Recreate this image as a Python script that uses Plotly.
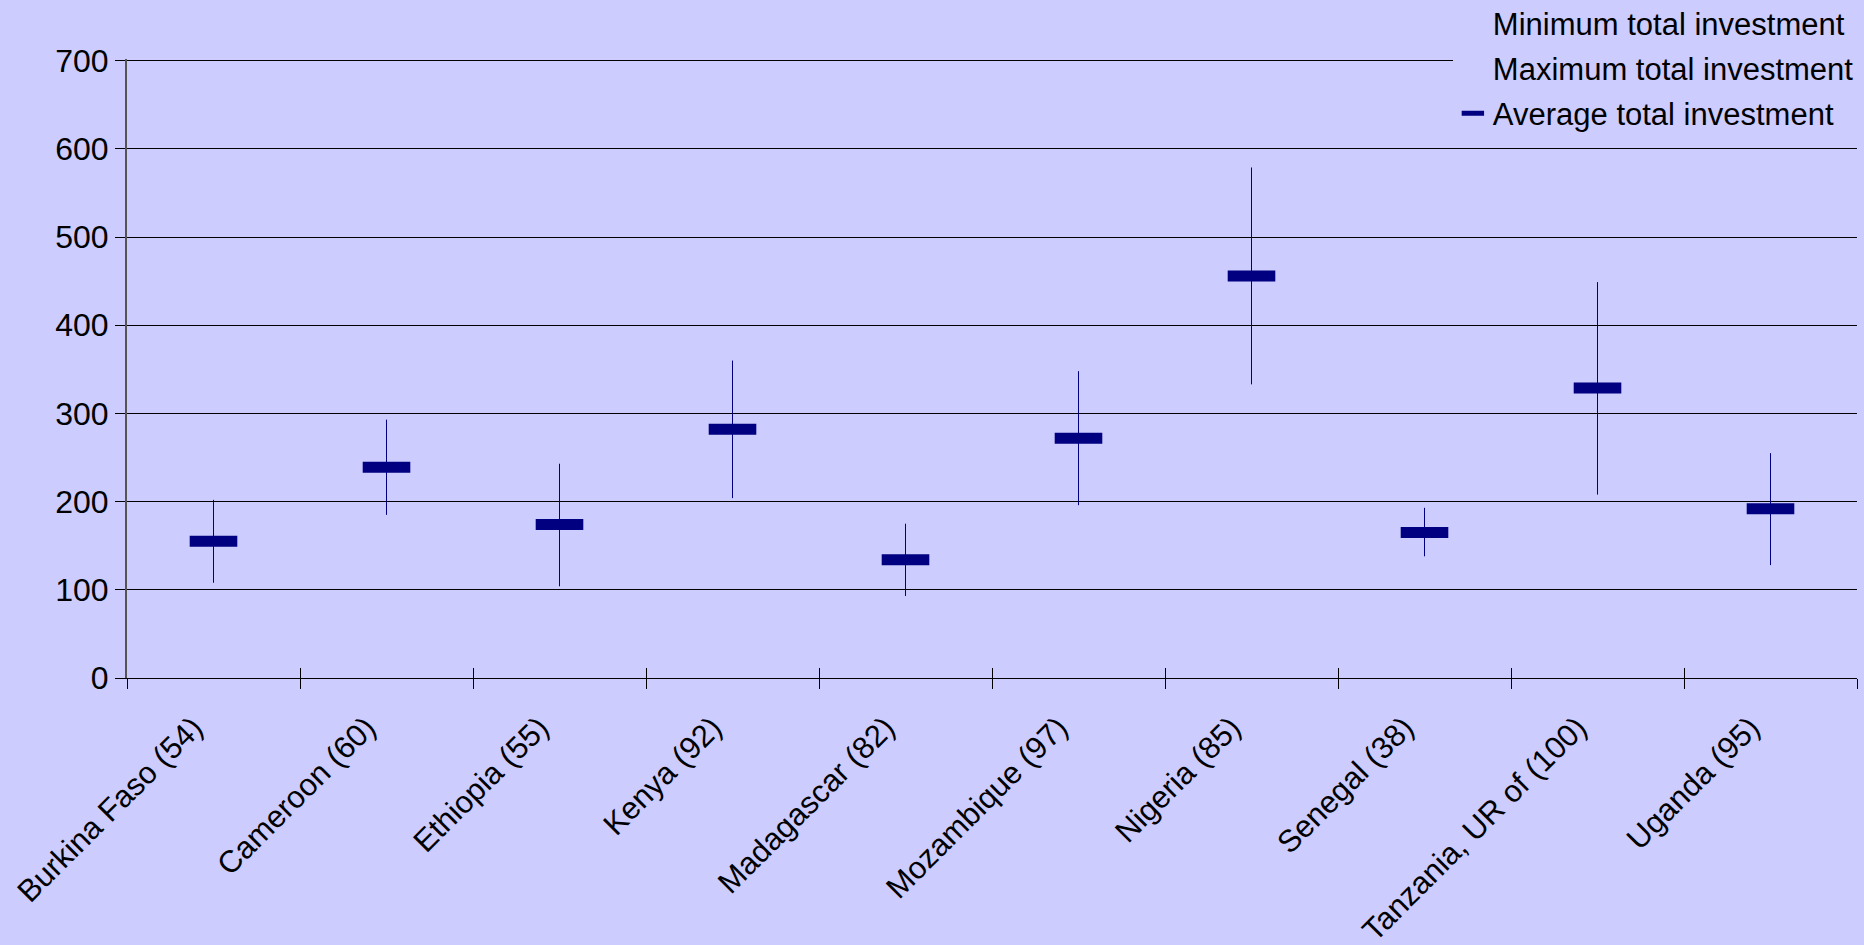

☆ ☆ ☆ ☆

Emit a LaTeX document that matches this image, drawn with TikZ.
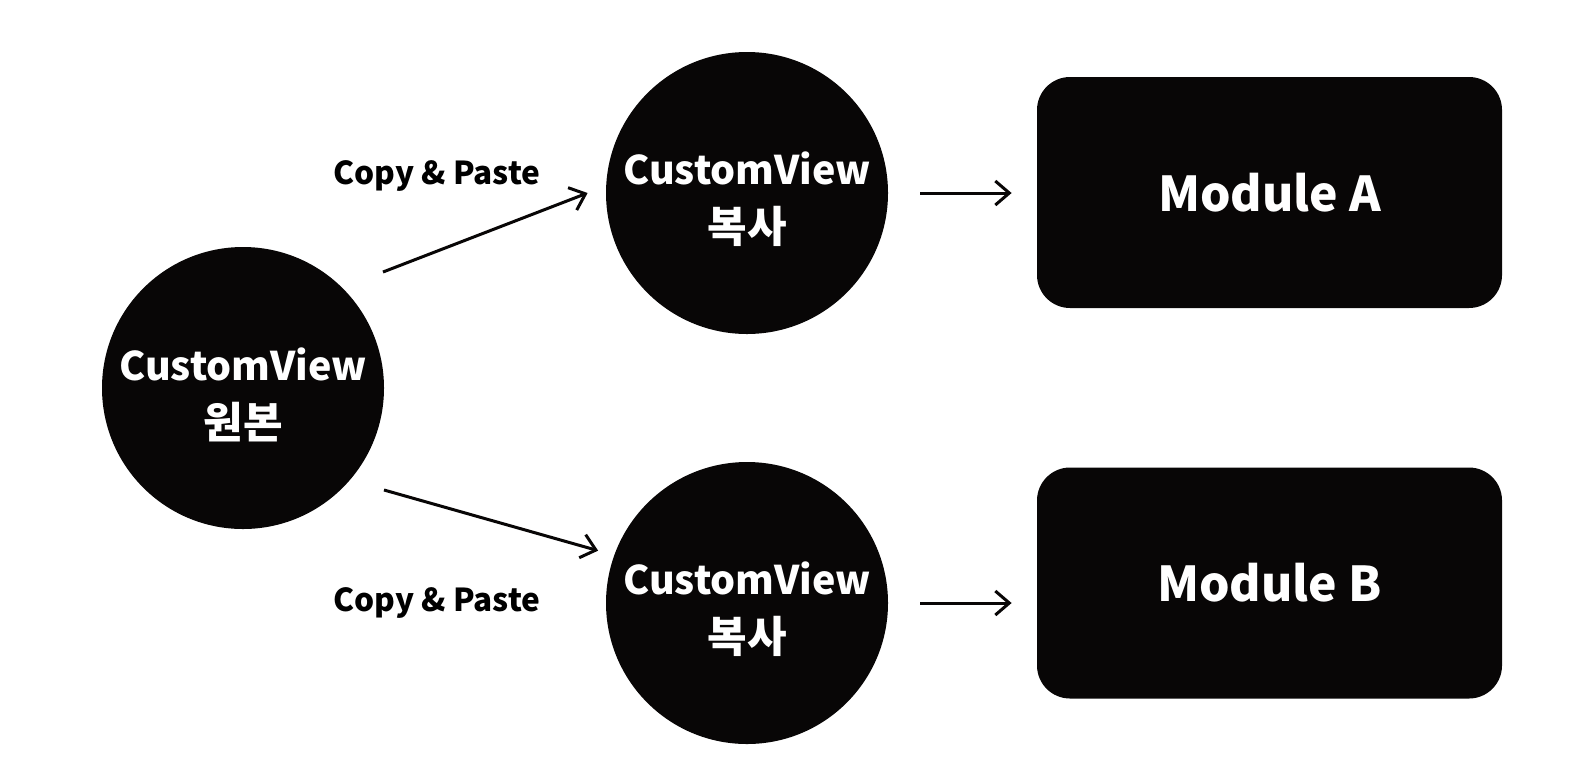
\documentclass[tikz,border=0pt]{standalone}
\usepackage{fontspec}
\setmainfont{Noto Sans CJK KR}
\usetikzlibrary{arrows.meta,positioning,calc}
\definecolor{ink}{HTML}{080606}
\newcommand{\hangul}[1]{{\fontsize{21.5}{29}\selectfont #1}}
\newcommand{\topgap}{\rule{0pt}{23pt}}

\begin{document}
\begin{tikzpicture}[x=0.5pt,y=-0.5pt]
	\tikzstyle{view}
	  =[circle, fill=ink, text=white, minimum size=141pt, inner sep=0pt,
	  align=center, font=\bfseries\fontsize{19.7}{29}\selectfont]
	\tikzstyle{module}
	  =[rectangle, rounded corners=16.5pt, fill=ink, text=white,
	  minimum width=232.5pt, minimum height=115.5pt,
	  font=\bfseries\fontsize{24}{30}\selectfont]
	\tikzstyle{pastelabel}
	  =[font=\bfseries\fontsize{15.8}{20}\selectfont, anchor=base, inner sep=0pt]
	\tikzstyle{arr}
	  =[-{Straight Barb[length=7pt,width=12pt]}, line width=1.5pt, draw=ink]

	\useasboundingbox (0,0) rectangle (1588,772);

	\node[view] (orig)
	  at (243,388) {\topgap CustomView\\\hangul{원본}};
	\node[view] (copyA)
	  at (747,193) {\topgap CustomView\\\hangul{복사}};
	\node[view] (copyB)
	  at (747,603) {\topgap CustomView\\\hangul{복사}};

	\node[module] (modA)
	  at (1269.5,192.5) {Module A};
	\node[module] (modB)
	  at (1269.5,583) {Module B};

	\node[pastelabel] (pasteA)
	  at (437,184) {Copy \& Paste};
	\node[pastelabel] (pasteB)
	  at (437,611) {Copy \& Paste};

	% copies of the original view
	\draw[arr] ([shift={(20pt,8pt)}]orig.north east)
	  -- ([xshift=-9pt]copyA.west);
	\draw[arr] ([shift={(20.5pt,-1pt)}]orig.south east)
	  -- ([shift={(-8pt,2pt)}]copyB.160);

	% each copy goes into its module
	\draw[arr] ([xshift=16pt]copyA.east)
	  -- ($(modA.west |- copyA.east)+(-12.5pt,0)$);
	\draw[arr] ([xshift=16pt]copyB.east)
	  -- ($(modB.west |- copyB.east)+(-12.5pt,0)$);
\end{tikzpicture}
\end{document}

☆ ☆ ☆ ☆

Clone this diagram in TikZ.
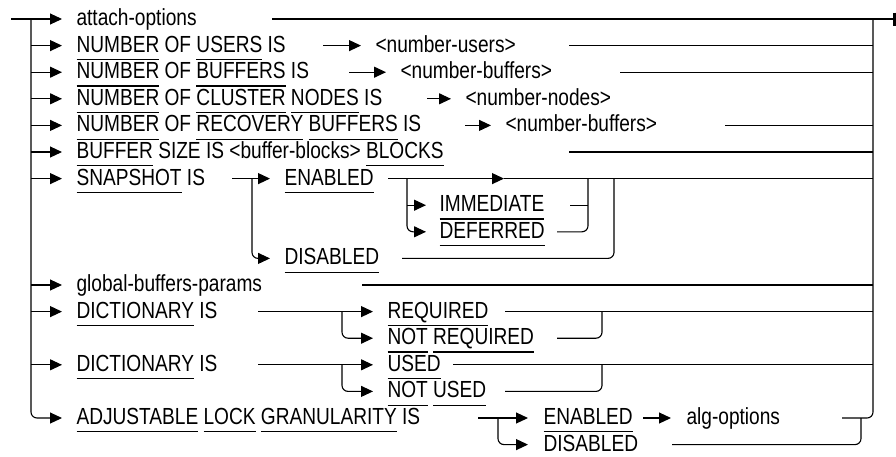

☆ ☆ ☆ ☆

Task to carry out:
Some lines of the records may hold the word "this". How many do? Answer with a number and nothing else.

Reply:
3